|dc.description.abstract||Arts organisations in receipt of public funding should seek to understand the impact of their work, for
a variety of reasons. Contemporary outcome-based arts evaluation practice dichotomises impact as
intrinsic or instrumental with the latter perspective defining what counts. However, a widely held
belief in the transformative power of the arts is apparent in both arts policy and practice. It therefore
follows that if evaluation is fundamentally about discerning value then arts evaluation should
recognise transformation as core.
I contend that visually-based research methods offer alternative ways of seeing and knowing from the
methods that dominate arts evaluation practice. As a result, I consider how these methods might help
to identify what is transformative within the context of a community arts project. To explore how
evaluation can better reflect the transformative power of the arts, I ask three research questions.

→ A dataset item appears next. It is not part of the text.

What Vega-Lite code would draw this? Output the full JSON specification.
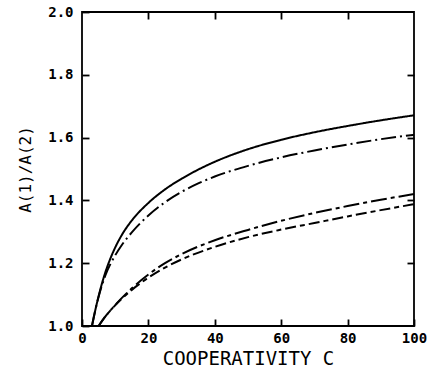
{
  "$schema": "https://vega.github.io/schema/vega-lite/v6.json",
  "width": 332,
  "height": 314,
  "autosize": "none",
  "padding": {"left": 82, "top": 12, "right": 16, "bottom": 46},
  "background": "white",
  "config": {
    "view": {"stroke": "black", "strokeWidth": 1.8},
    "axis": {
      "domain": false, "tickColor": "black", "tickWidth": 1.8, "tickSize": 7, "offset": -7,
      "grid": false, "labelFont": "DejaVu Sans Mono", "labelFontWeight": "bold", "labelFontSize": 14,
      "labelColor": "black", "titleFont": "DejaVu Sans Mono", "titleFontWeight": "normal",
      "titleColor": "black"
    }
  },
  "data": {"values": [
    {"c":3,"r":1.0,"s":"a"},{"c":4,"r":1.05,"s":"a"},{"c":5,"r":1.095,"s":"a"},{"c":6,"r":1.135,"s":"a"},{"c":7,"r":1.17,"s":"a"},{"c":8,"r":1.20,"s":"a"},{"c":10,"r":1.25,"s":"a"},{"c":12,"r":1.29,"s":"a"},{"c":15,"r":1.336,"s":"a"},{"c":20,"r":1.392,"s":"a"},{"c":25,"r":1.435,"s":"a"},{"c":30,"r":1.469,"s":"a"},{"c":35,"r":1.498,"s":"a"},{"c":40,"r":1.523,"s":"a"},{"c":50,"r":1.563,"s":"a"},{"c":60,"r":1.593,"s":"a"},{"c":70,"r":1.617,"s":"a"},{"c":80,"r":1.637,"s":"a"},{"c":90,"r":1.655,"s":"a"},{"c":100,"r":1.671,"s":"a"},
    {"c":3,"r":1.0,"s":"b"},{"c":4,"r":1.05,"s":"b"},{"c":5,"r":1.093,"s":"b"},{"c":7,"r":1.16,"s":"b"},{"c":10,"r":1.225,"s":"b"},{"c":12,"r":1.258,"s":"b"},{"c":15,"r":1.298,"s":"b"},{"c":20,"r":1.352,"s":"b"},{"c":25,"r":1.394,"s":"b"},{"c":30,"r":1.427,"s":"b"},{"c":35,"r":1.454,"s":"b"},{"c":40,"r":1.476,"s":"b"},{"c":50,"r":1.51,"s":"b"},{"c":60,"r":1.537,"s":"b"},{"c":70,"r":1.559,"s":"b"},{"c":80,"r":1.578,"s":"b"},{"c":90,"r":1.595,"s":"b"},{"c":100,"r":1.609,"s":"b"},
    {"c":5,"r":1.0,"s":"c"},{"c":7,"r":1.03,"s":"c"},{"c":10,"r":1.067,"s":"c"},{"c":15,"r":1.12,"s":"c"},{"c":20,"r":1.164,"s":"c"},{"c":25,"r":1.2,"s":"c"},{"c":30,"r":1.229,"s":"c"},{"c":40,"r":1.273,"s":"c"},{"c":50,"r":1.306,"s":"c"},{"c":60,"r":1.335,"s":"c"},{"c":70,"r":1.36,"s":"c"},{"c":80,"r":1.382,"s":"c"},{"c":90,"r":1.402,"s":"c"},{"c":100,"r":1.42,"s":"c"},
    {"c":5,"r":1.0,"s":"d"},{"c":7,"r":1.03,"s":"d"},{"c":10,"r":1.066,"s":"d"},{"c":15,"r":1.115,"s":"d"},{"c":20,"r":1.154,"s":"d"},{"c":25,"r":1.186,"s":"d"},{"c":30,"r":1.212,"s":"d"},{"c":40,"r":1.252,"s":"d"},{"c":50,"r":1.283,"s":"d"},{"c":60,"r":1.307,"s":"d"},{"c":70,"r":1.328,"s":"d"},{"c":80,"r":1.349,"s":"d"},{"c":90,"r":1.369,"s":"d"},{"c":100,"r":1.388,"s":"d"}
  ]},
  "resolve": {"axis": {"x": "independent", "y": "independent"}},
  "layer": [
    {
      "mark": {"type": "line", "color": "black", "strokeWidth": 2, "interpolate": "monotone"},
      "encoding": {
        "x": {"field": "c", "type": "quantitative", "scale": {"domain": [0, 100], "nice": false},
              "axis": {"title": "COOPERATIVITY C", "titleFontSize": 19, "values": [0,20,40,60,80,100], "labelPadding": 5, "titlePadding": 4, "labelFlush": false}},
        "y": {"field": "r", "type": "quantitative", "scale": {"domain": [1, 2], "nice": false, "zero": false},
              "axis": {"title": "A(1)/A(2)", "titleFontSize": 16, "values": [1,1.2,1.4,1.6,1.8,2.0], "format": ".1f", "labelPadding": 9, "titlePadding": 14, "labelFlush": false}},
        "strokeDash": {"field": "s", "type": "nominal", "legend": null,
                       "scale": {"domain": ["a","b","c","d"], "range": [[1,0],[15,4,2,4],[16,4,4,4],[11,4,5,4]]}}
      }
    },
    {
      "mark": {"type": "line", "opacity": 0},
      "encoding": {
        "x": {"field": "c", "type": "quantitative", "axis": {"orient": "top", "title": null, "labels": false, "values": [20,40,60,80]}},
        "y": {"field": "r", "type": "quantitative", "axis": {"orient": "right", "title": null, "labels": false, "values": [1.2,1.4,1.6,1.8]}},
        "detail": {"field": "s"}
      }
    }
  ]
}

Firstly, can participants’ experience be theorised and understood as transformative arts-based
learning? Secondly, to what extent can participants’ experience of a community arts project be
understood through visually-based research methods? Thirdly, what are the implications for existing
practices of arts evaluation?
I explore these questions in relation to a single participatory arts project. The Happy Lands, funded
(primarily) by Creative Scotland, brought together communities across Fife with a professional film
crew to create a feature length film based on local stories of mining culture. Employing visual
ethnography my research methods included image-elicited interviews with 19 participants over a 20
month period, participant observation during the making of the film, and documentary research.
The theoretical contribution I make extends Morgan’s (2010) conception of the transformative
potential of travel to the transformative power of the arts, which I define in terms of inspiration,
interconnection and insight. I propose a conceptual framework that views the experience of
‘sameness’ (interconnection) and ‘Otherness’ (inspiration) as conducive to the possibility of voice
(insight). The interaction of self, other and artwork in the context of the participatory (community)
arts project leads to the creation of shared identity (identities) and a sense of belonging manifest in the
symbolic status of objects and behaviour (‘spirit of place’) associated with the arts project.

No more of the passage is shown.